What's Happening?
Uber Technologies experienced a 7% drop in its stock price following the announcement of its fourth-quarter adjusted EBITDA forecast, which is expected to range between $2.41 billion and $2.51 billion.
This forecast fell short of the $2.47 billion anticipated by analysts polled by FactSet. Despite this, Uber's third-quarter revenue exceeded Wall Street's expectations, reaching $13.47 billion compared to the $13.28 billion expected. The company's performance was part of a broader trend in the stock market, where several companies, including Sanmina and Norwegian Cruise Line Holdings, also saw significant stock movements.
Why It's Important?
The decline in Uber's stock highlights investor sensitivity to earnings forecasts, even when current performance exceeds expectations. This situation underscores the importance of forward-looking guidance in shaping market perceptions and investor confidence. The broader market movements, including gains by companies like Sanmina and declines by others such as Norwegian Cruise Line Holdings, reflect the varied impacts of earnings reports on stock prices.
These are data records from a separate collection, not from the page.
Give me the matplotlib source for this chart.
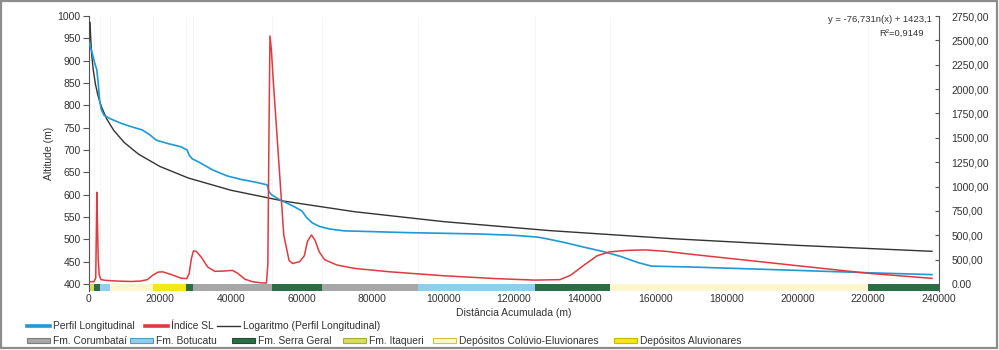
import numpy as np
import matplotlib
matplotlib.use('Agg')
from matplotlib import pyplot as plt
from matplotlib.lines import Line2D
from matplotlib.patches import Patch, Rectangle

plt.rcParams['font.family'] = ['Liberation Sans', 'DejaVu Sans']

# longitudinal profile: accumulated distance (m) and altitude (m)
perfil_dist = [0, 800, 1600, 2200, 2600, 3000, 3500, 4200, 6000, 9000, 12000, 15000,
               17000, 19000, 22000, 26000, 27700, 28300, 29200, 31000, 35000, 39000,
               43000, 47000, 50300, 50800, 51500, 54000, 57500, 60200, 61300, 63000,
               65000, 68000, 72000, 90000, 110000, 120000, 126700, 130000, 134200,
               140000, 145000, 150000, 155000, 158800, 170000, 190000, 220700, 238000]
perfil_alt = [940, 920, 895, 880, 850, 810, 790, 778, 770, 760, 752, 745,
              735, 722, 715, 707, 700, 688, 680, 673, 655, 642,
              634, 628, 622, 607, 600, 588, 575, 563, 550, 537,
              529, 523, 519, 515, 512, 509, 505, 500, 493,
              482, 473, 462, 448, 440, 438, 433, 425, 421]

# SL index along the same river
sl_dist = [0, 1400, 1900, 2100, 2200, 2350, 2600, 2900, 3400, 4500, 8000, 12000,
           14500, 16500, 18000, 19500, 20800, 23000, 26000, 27600, 28300, 28900,
           29500, 30300, 31800, 33500, 35500, 38000, 40500, 42000, 44000, 46000,
           48500, 50100, 50500, 50800, 51100, 51500, 52000, 53500, 55000, 56500,
           57500, 59500, 60800, 61700, 62800, 63800, 65000, 66500, 70000, 75000,
           85000, 100000, 115000, 126000, 133000, 136000, 140000, 143500, 147000,
           152000, 157000, 163000, 170000, 220000, 238000]
sl_val = [24, 24, 60, 600, 941, 700, 250, 90, 45, 38, 30, 26,
          30, 45, 90, 122, 125, 100, 60, 55, 110, 260,
          340, 335, 270, 175, 130, 133, 140, 110, 50, 25,
          12, 10, 200, 1500, 2545, 2400, 2100, 1300, 500, 240,
          210, 230, 290, 440, 503, 450, 330, 250, 195, 160,
          125, 85, 55, 40, 45, 90, 200, 290, 330,
          345, 350, 335, 305, 110, 58]

# logarithmic trend of the profile: y = a*ln(x) + b
trend_a = -76.731
trend_b = 1423.1
trend_r2 = 0.9149
trend_dist = [300, 500, 800, 1200, 1800, 2500, 3500, 5000, 7000, 10000, 14000, 20000,
              28000, 40000, 55000, 75000, 100000, 130000, 165000, 200000, 238000]

# geological units crossed by the river
geo_start = [0, 1400, 3100, 6000, 18000, 27400, 29400, 51800, 65900, 93000,
             126000, 147000, 220000]
geo_end = geo_start[1:] + [240000]
geo_unit = ['itaqueri', 'serra', 'botucatu', 'coluvio', 'aluvio', 'serra', 'corumbatai',
            'serra', 'corumbatai', 'botucatu', 'serra', 'coluvio', 'serra']

units = {
    'corumbatai': ('Fm. Corumbataí', '#a7a7a7', '#7d7d7d'),
    'botucatu': ('Fm. Botucatu', '#8ccff0', '#4a9fcf'),
    'serra': ('Fm. Serra Geral', '#2b6e45', '#1d4f31'),
    'itaqueri': ('Fm. Itaqueri', '#d8dd62', '#a8ad35'),
    'coluvio': ('Depósitos Colúvio-Eluvionares', '#fff6d0', '#d9c23a'),
    'aluvio': ('Depósitos Aluvionares', '#f7e61c', '#c9b800'),
}

sl_ticks = [0, 250, 500, 750, 1000, 1250, 1500, 1750, 2000, 2250, 2500, 2750]
sl_ticklabels = ['0.00', '500,00', '500,00', '750,00', '1000,00', '1250,00', '1500,00',
                 '1750,00', '2000,00', '2250,00', '2500,00', '2750,00']

BLUE = '#1b9ad6'
RED = '#e0393e'
BLACK = '#333333'
TXT = '#333333'
FS = 7.5
LEG_FS = 7.4

fig = plt.figure(figsize=(9.99, 3.5), dpi=100)
ax = fig.add_axes([89 / 999, 1 - 291 / 350, 850 / 999, 275 / 350])
ax.set_xlim(0, 240000)
ax.set_ylim(384.3, 1000)

# faint lines at contacts between units
ax.vlines(geo_start[1:], 400, 1000, color='#f2f2f2', lw=0.5, zorder=0)

# geology strip along the bottom
for s, e, u in zip(geo_start, geo_end, geo_unit):
    ax.broken_barh([(s, e - s)], (384.3, 15.9), facecolors=units[u][1], zorder=1)

trend_x = np.array(trend_dist, dtype=float)
trend_y = trend_a * np.log(trend_x) + trend_b
ax.plot(trend_x, trend_y, color=BLACK, lw=1.0, zorder=3)
ax.plot(perfil_dist, perfil_alt, color=BLUE, lw=1.2, zorder=4)

ax2 = ax.twinx()
ax2.set_ylim(-71.8, 2750)
ax2.plot(sl_dist, sl_val, color=RED, lw=1.1, zorder=5)

for sp in ['top', 'bottom', 'right']:
    ax.spines[sp].set_visible(False)
for sp in ['top', 'bottom', 'left']:
    ax2.spines[sp].set_visible(False)
ax.spines['left'].set_color('#555555')
ax2.spines['right'].set_color('#555555')

ax.set_yticks(np.arange(400, 1001, 50))
ax.tick_params(axis='y', direction='out', length=4, width=0.8, color='#555555',
               labelsize=FS, labelcolor=TXT, pad=2)
ax.set_xticks(np.arange(0, 240001, 20000))
ax.set_xticklabels([str(v) for v in range(0, 240001, 20000)])
ax.tick_params(axis='x', length=0, labelsize=FS, labelcolor=TXT, pad=2)

ax2.set_yticks(sl_ticks)
ax2.set_yticklabels(sl_ticklabels)
ax2.tick_params(axis='y', direction='in', length=3, width=0.8, color='#555555',
                labelsize=FS, labelcolor=TXT, pad=9)

ax.set_ylabel('Altitude (m)', fontsize=FS, color=TXT)
ax.yaxis.set_label_coords(-35 / 850, 0.5)
ax.set_xlabel('Distância Acumulada (m)', fontsize=FS, color=TXT)
ax.xaxis.set_label_coords(0.5, -17 / 275)

# trend equation
eq = f"y = {trend_a:.3f}".replace('.', ',') + "n(x) + " + f"{trend_b:.1f}".replace('.', ',')
fig.text(880 / 999, 1 - 20 / 350, eq, ha='center', va='center', fontsize=6.8, color=TXT)
fig.text(902 / 999, 1 - 33 / 350, 'R²=' + f"{trend_r2:.4f}".replace('.', ','),
         ha='center', va='center', fontsize=6.8, color=TXT)


def legend_entry(handle, label, x_px, y_px):
    leg = fig.legend([handle], [label], loc='center left',
                     bbox_to_anchor=(x_px / 999, 1 - y_px / 350), frameon=False,
                     fontsize=LEG_FS, handlelength=2.2, handleheight=0.45,
                     handletextpad=0.3, borderpad=0, borderaxespad=0)
    for t in leg.get_texts():
        t.set_color(TXT)


# line legend, first row
line_entries = [(Line2D([], [], color=BLUE, lw=2.6), 'Perfil Longitudinal', 27),
                (Line2D([], [], color=RED, lw=2.6), 'Índice SL', 145),
                (Line2D([], [], color=BLACK, lw=1.0), 'Logaritmo (Perfil Longitudinal)', 217)]
for h, lab, xp in line_entries:
    legend_entry(h, lab, xp, 326)

# geology legend, second row
order = ['corumbatai', 'botucatu', 'serra', 'itaqueri', 'coluvio', 'aluvio']
patch_x = [27, 130, 232, 343, 433, 614]
for k, xp in zip(order, patch_x):
    h = Patch(facecolor=units[k][1], edgecolor=units[k][2], lw=0.8)
    legend_entry(h, units[k][0], xp, 341)

# outer frame
fig.patches.append(Rectangle((1 / 999, 2 / 350), 996 / 999, 347 / 350, fill=False,
                             lw=1.6, edgecolor='#8c8c8c', transform=fig.transFigure))

fig.savefig('out.png', dpi=100)
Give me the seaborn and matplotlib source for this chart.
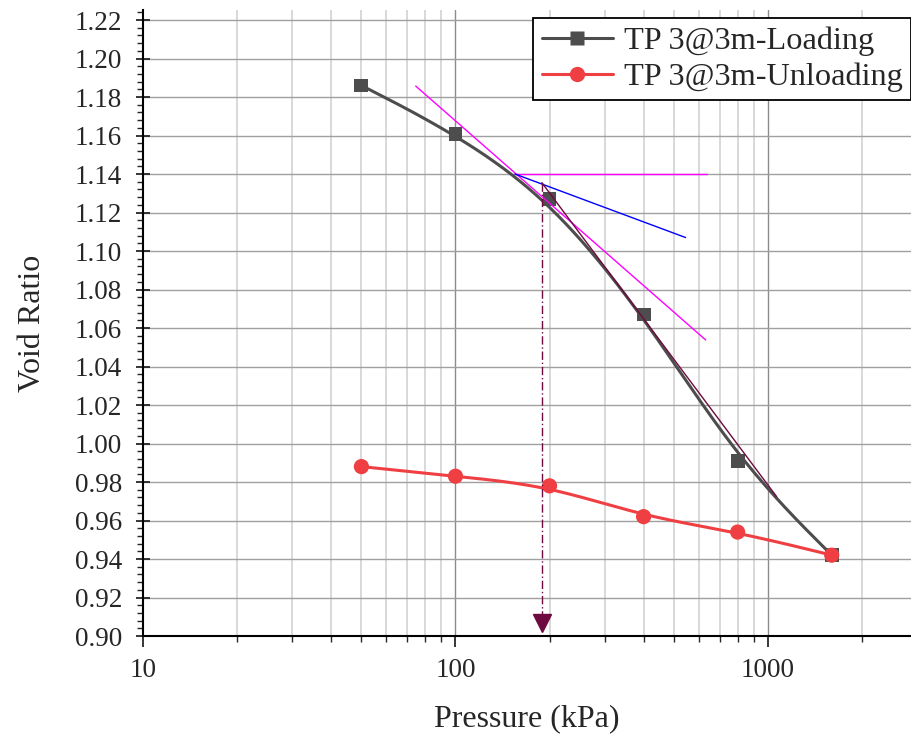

For Uber, the forecasted EBITDA range suggests potential challenges in maintaining profitability, which could affect its strategic decisions and investor relations moving forward.
What's Next?
Investors and analysts will likely monitor Uber's upcoming financial disclosures and strategic initiatives closely. The company's ability to meet or exceed its adjusted EBITDA forecast will be crucial in restoring investor confidence. Additionally, Uber's performance in the competitive ride-sharing market and its efforts to diversify revenue streams could influence future stock movements. Stakeholders will also be attentive to broader economic conditions and their impact on consumer demand for ride-sharing services.